When the Indiana Hoosiers take on the Miami Hurricanes next Monday night for all the marbles, it will mark the third consecutive season the SEC will not have a team even playing in the national title game, the first streak of its kind since right around the turn of the century.

While it may have been tough to believe before the year, the top-ranked Hoosiers are the heavy favorite. They look primed to become the first team in history to run the table and go 16-0 in the expanded playoff era.

Fresh off a 38–3 demolition of Alabama in the Rose Bowl, they made quick work of Oregon as well, rolling to a 56–22 blowout that never felt competitive.

As unlikely as it may seem, this Indiana team is doing some historic things. If they blow out Miami as well, it’s not crazy to ask where this team stacks up in comparison to some of the greatest squads in the long history of the sport.

In recent history, the 2019 LSU Tigers led by Heisman winner Joe Burrow, along with superstar receivers Ja’Marr Chase and Justin Jefferson, are widely considered to be the greatest.

An equally compelling case is the 2020 Alabama Crimson Tide led by Mac Jones and Heisman wide receiver DeVonta Smith.

Would the 2025 Hoosiers be in a similar category if they defeat Miami this week?

In terms of sheer NFL talent and roster depth, they still don’t match the SEC’s elite programs.
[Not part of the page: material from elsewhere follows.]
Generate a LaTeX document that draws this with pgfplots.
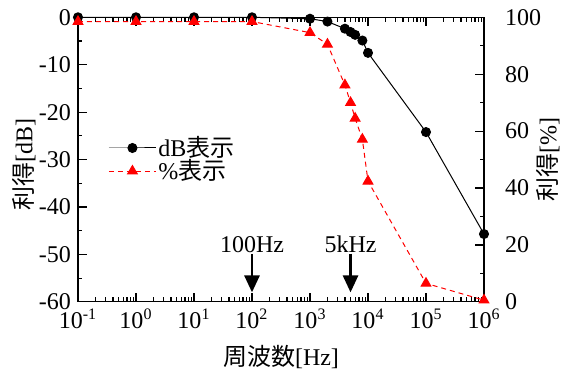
\documentclass[border=0pt]{standalone}
\usepackage{fontspec}
\setmainfont{Liberation Serif}
\newfontfamily\jp{Noto Sans CJK JP}
\usepackage{pgfplots}
\pgfplotsset{compat=1.18}
\usetikzlibrary{calc,arrows.meta}

\pgfplotstableread{
f     db
0.1   0
1     0
10    0
100   0
1000  -0.3
2000  -0.9
4000  -2.4
5000  -3.1
6000  -3.7
8000  -4.9
10000 -7.5
100000 -24.2
1000000 -45.7
}\dbdata

\pgfplotstableread{
f     pc
0.1   98.5
1     98.5
10    98.5
100   98.5
1000  94.6
2000  90.5
4000  76.2
5000  70.0
6000  64.5
8000  57.1
10000 42.4
100000 6.5
1000000 0.6
}\pcdata

\pgfplotsset{
  major tick length=4.5pt, minor tick length=2.2pt,
  tick style={draw=black, line width=0.6pt},
}

\begin{document}
\begin{tikzpicture}[font=\fontsize{12}{14}\selectfont]
\begin{axis}[
  scale only axis, width=203pt, height=142.3pt,
  xmode=log, xmin=0.1, xmax=1e6,
  ymin=-60, ymax=0,
  xtick pos=both, ytick pos=left,
  tick align=inside,
  axis line style={line width=0.6pt},
  /pgf/number format/assume math mode=true,
  xtick={0.1,1,10,100,1000,10000,100000,1000000},
  xticklabels={10\textsuperscript{-1},10\textsuperscript{0},10\textsuperscript{1},10\textsuperscript{2},10\textsuperscript{3},10\textsuperscript{4},10\textsuperscript{5},10\textsuperscript{6}},
  minor xtick={0.2,0.3,0.4,0.5,0.6,0.7,0.8,0.9,
    2,3,4,5,6,7,8,9,
    20,30,40,50,60,70,80,90,
    200,300,400,500,600,700,800,900,
    2000,3000,4000,5000,6000,7000,8000,9000,
    20000,30000,40000,50000,60000,70000,80000,90000,
    200000,300000,400000,500000,600000,700000,800000,900000},
  ytick={-60,-50,-40,-30,-20,-10,0},
  minor ytick={-55,-45,-35,-25,-15,-5},
  clip=false,
]
\pgfplotsinvokeforeach{1,10,100,1000,10000,100000}{
  \draw[line width=0.6pt] (axis cs:#1,-60) -- (axis cs:#1,-58.1);
  \draw[line width=0.6pt] (axis cs:#1,0) -- (axis cs:#1,-1.9);
}
\pgfplotsinvokeforeach{0.2,0.3,0.4,0.5,0.6,0.7,0.8,0.9,
    2,3,4,5,6,7,8,9,
    20,30,40,50,60,70,80,90,
    200,300,400,500,600,700,800,900,
    2000,3000,4000,5000,6000,7000,8000,9000,
    20000,30000,40000,50000,60000,70000,80000,90000,
    200000,300000,400000,500000,600000,700000,800000,900000}{
  \draw[line width=0.6pt] (axis cs:#1,-60) -- (axis cs:#1,-59.07);
  \draw[line width=0.6pt] (axis cs:#1,0) -- (axis cs:#1,-0.93);
}
\pgfplotsinvokeforeach{-50,-40,-30,-20,-10}{
  \draw[line width=0.6pt] (axis cs:0.1,#1) -- (axis cs:0.1429,#1);
}
\pgfplotsinvokeforeach{-55,-45,-35,-25,-15,-5}{
  \draw[line width=0.6pt] (axis cs:0.1,#1) -- (axis cs:0.1191,#1);
}
\pgfplotsinvokeforeach{-48,-36,-24,-12}{
  \draw[line width=0.6pt] (axis cs:1000000,#1) -- (axis cs:699800,#1);
}
\pgfplotsinvokeforeach{-54,-42,-30,-18,-6}{
  \draw[line width=0.6pt] (axis cs:1000000,#1) -- (axis cs:839600,#1);
}
\addplot[black, line width=0.5pt, mark=*, mark size=2.25pt] table[x=f,y=db] {\dbdata};
\coordinate (bl) at (rel axis cs:0,0);
\coordinate (tr) at (rel axis cs:1,1);
\draw[-{Triangle[length=8.5pt,width=7.5pt]}, line width=1.4pt] (axis cs:100,-49.9) -- (axis cs:100,-58.0);
\node[anchor=base] at (axis cs:100,-49.5) {100Hz};
\draw[-{Triangle[length=8.5pt,width=7.5pt]}, line width=1.4pt] (axis cs:5000,-49.9) -- (axis cs:5000,-58.0);
\node[anchor=base] at (axis cs:5000,-49.5) {5kHz};
\end{axis}
\begin{axis}[
  scale only axis, width=203pt, height=142.3pt,
  xmode=log, xmin=0.1, xmax=1e6,
  ymin=0, ymax=100,
  axis y line*=right,
  axis x line=none,
  tick align=inside,
  axis line style={line width=0.6pt},
  /pgf/number format/assume math mode=true,
  ytick={0,20,40,60,80,100},
  minor ytick={10,30,50,70,90},
  yticklabel style={xshift=7pt},
  legend style={draw=none, fill=none, at={(0.074,0.5)}, anchor=west, inner sep=0pt,
    nodes={inner sep=1pt}, row sep=-2pt},
  legend cell align=left,
  legend image code/.code={\draw[mark repeat=2,mark phase=2] plot coordinates {(0pt,0pt) (11.75pt,0pt) (23.5pt,0pt)};},
  clip=false,
]
\addlegendimage{black, line width=0.5pt, mark=*, mark size=2.25pt}
\addlegendentry{dB{\jp 表示}}
\addplot[red, line width=0.5pt, dash pattern=on 2.5pt off 2pt, mark=triangle*, mark size=2.8pt, mark options={solid}] table[x=f,y=pc] {\pcdata};
\addlegendentry{\%{\jp 表示}}
\end{axis}
\node[rotate=90] at ($(bl)!0.5!(bl|-tr)+(-27pt,-2.6pt)$) {{\jp 利得}[dB]};
\node[rotate=90] at ($(tr|-bl)!0.5!(tr)+(32pt,0)$) {{\jp 利得}[\%]};
\node at ($(bl)!0.5!(tr|-bl)+(0,-27.5pt)$) {{\jp 周波数}[Hz]};
\pgfresetboundingbox
\path[use as bounding box] ($(bl)+(-39pt,-33.5pt)$) rectangle ($(tr)+(39pt,8.65pt)$);
\end{tikzpicture}
\end{document}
That said, stack them against Georgia’s 2021 or 2022 teams, and the debate is already on the table.

Perhaps not in terms of guys who will excel at the next level, but this Indiana team led by former Nick Saban assistant Curt Cignetti executes at as high a level as any group you could put them up against.

The offense quarterbacked by Fernando Mendoza has not put up the gaudy statistics of those Alabama and LSU teams, but they have made just as few mistakes.

Nobody in the South is going to be making the case for Indiana as the greatest team in the history of the sport, however, if you can’t respect this group as an all-time legendary unit by this point, you simply are not looking hard enough.